With all of the fixtures in a bathroom that utilize plumbing, there are plenty of ways for water to create havoc.
I’m sure you’re aware of this, but just in case: It’s important to note that if your bathroom plumbing currently has a visible leak, this needs to be repaired as soon as possible. Not doing so could lead to more than just cosmetic damage on your walls, floors, or ceiling. If the leak is left for long enough, floor joists and other structural members may begin to rot and deteriorate, this could eventually compromise the structure of your home.
But don’t panic just yet. Besides having leaks repaired when they occur, here are some ways to prevent leaks altogether.

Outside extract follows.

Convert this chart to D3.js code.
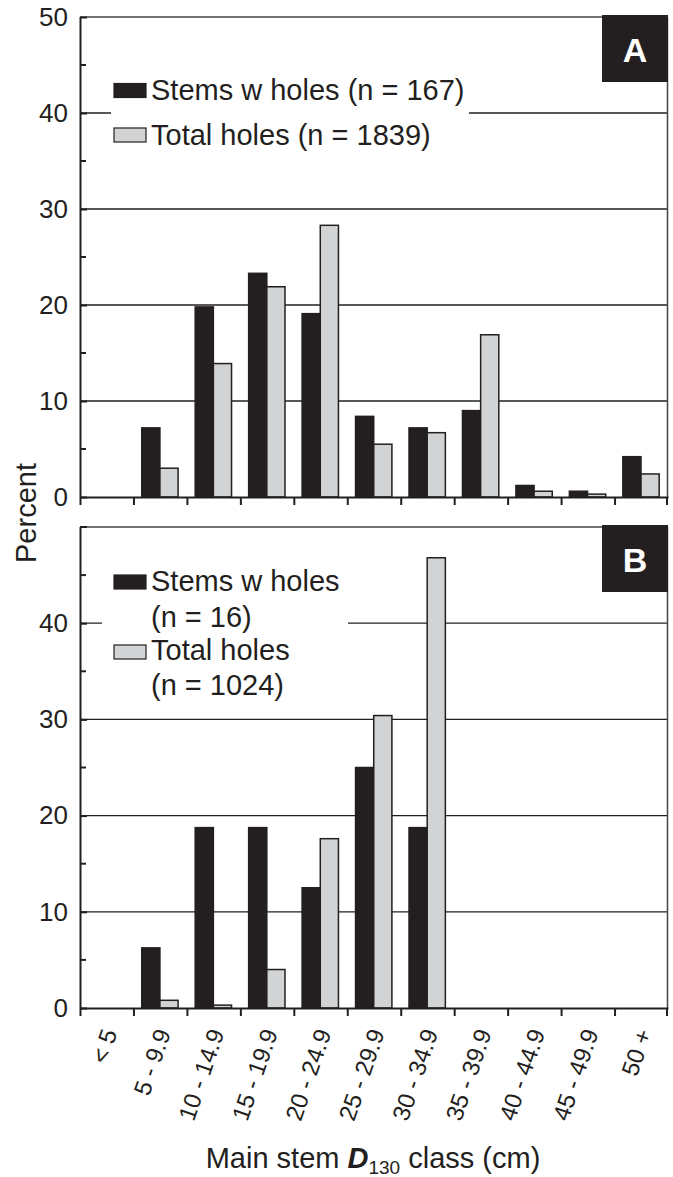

- Check your toilet. Does your toilet rock when you sit on it or move when you try to push it? Your toilet has bolts on both sides of its base, these should be tightened to firmly secure it to the floor. Why? Between your toilet and the plumbing below, there is a wax ring that seals the area and prevents leaks. If your toilet is loose, the movement of it can deform this wax ring, making it ineffective. If that happens, you may see stains on the ceiling below or water/discoloration on the floor next to the toilet. If left unchecked, this can compromise the floor in the area around the toilet, not to mention this is used toilet water, which is obviously unsanitary.
- How does your caulk look? Caulk should be present between your bathtub or shower pan and the enclosure. And gaps or cracks in the caulk, leave an area for water to get behind and damage the wall. Additionally, if you see staining from mildew/mold behind the caulk, this indicates the water is getting behind it, whether you are able to see the gap or not. Luckily, recaulking is a fairly easy process, just remember to remove the old caulk first.
- Check your under sink cabinet. If you have a cabinet under the sink, its a good idea to check every so often to make sure none of the pipes it houses are leaking. If anything is amiss, have it taken care of right away. While this is less likely to lead to structural damage, it will definitely damage the cabinet itself and possibly the items contained in it.
- What about excess humidity? Ideally, your bathroom should have an exhaust fan to deal with excess moisture that can lead to issues with mold and mildew, but many older homes do not have these installed. If you’re noticing condensation on your walls and windows after showering, consider leaving the window or door to the bathroom open during and after showering. In addition, wipe down the affected surfaces to prevent the condensation from evaporating and further increasing the humidity. If you’re having these issues even with an exhaust fan, it’s a good idea to have the fan serviced to make sure it’s functioning and installed correctly.
Use these tips to keep water where it belongs and out of your home’s structural members!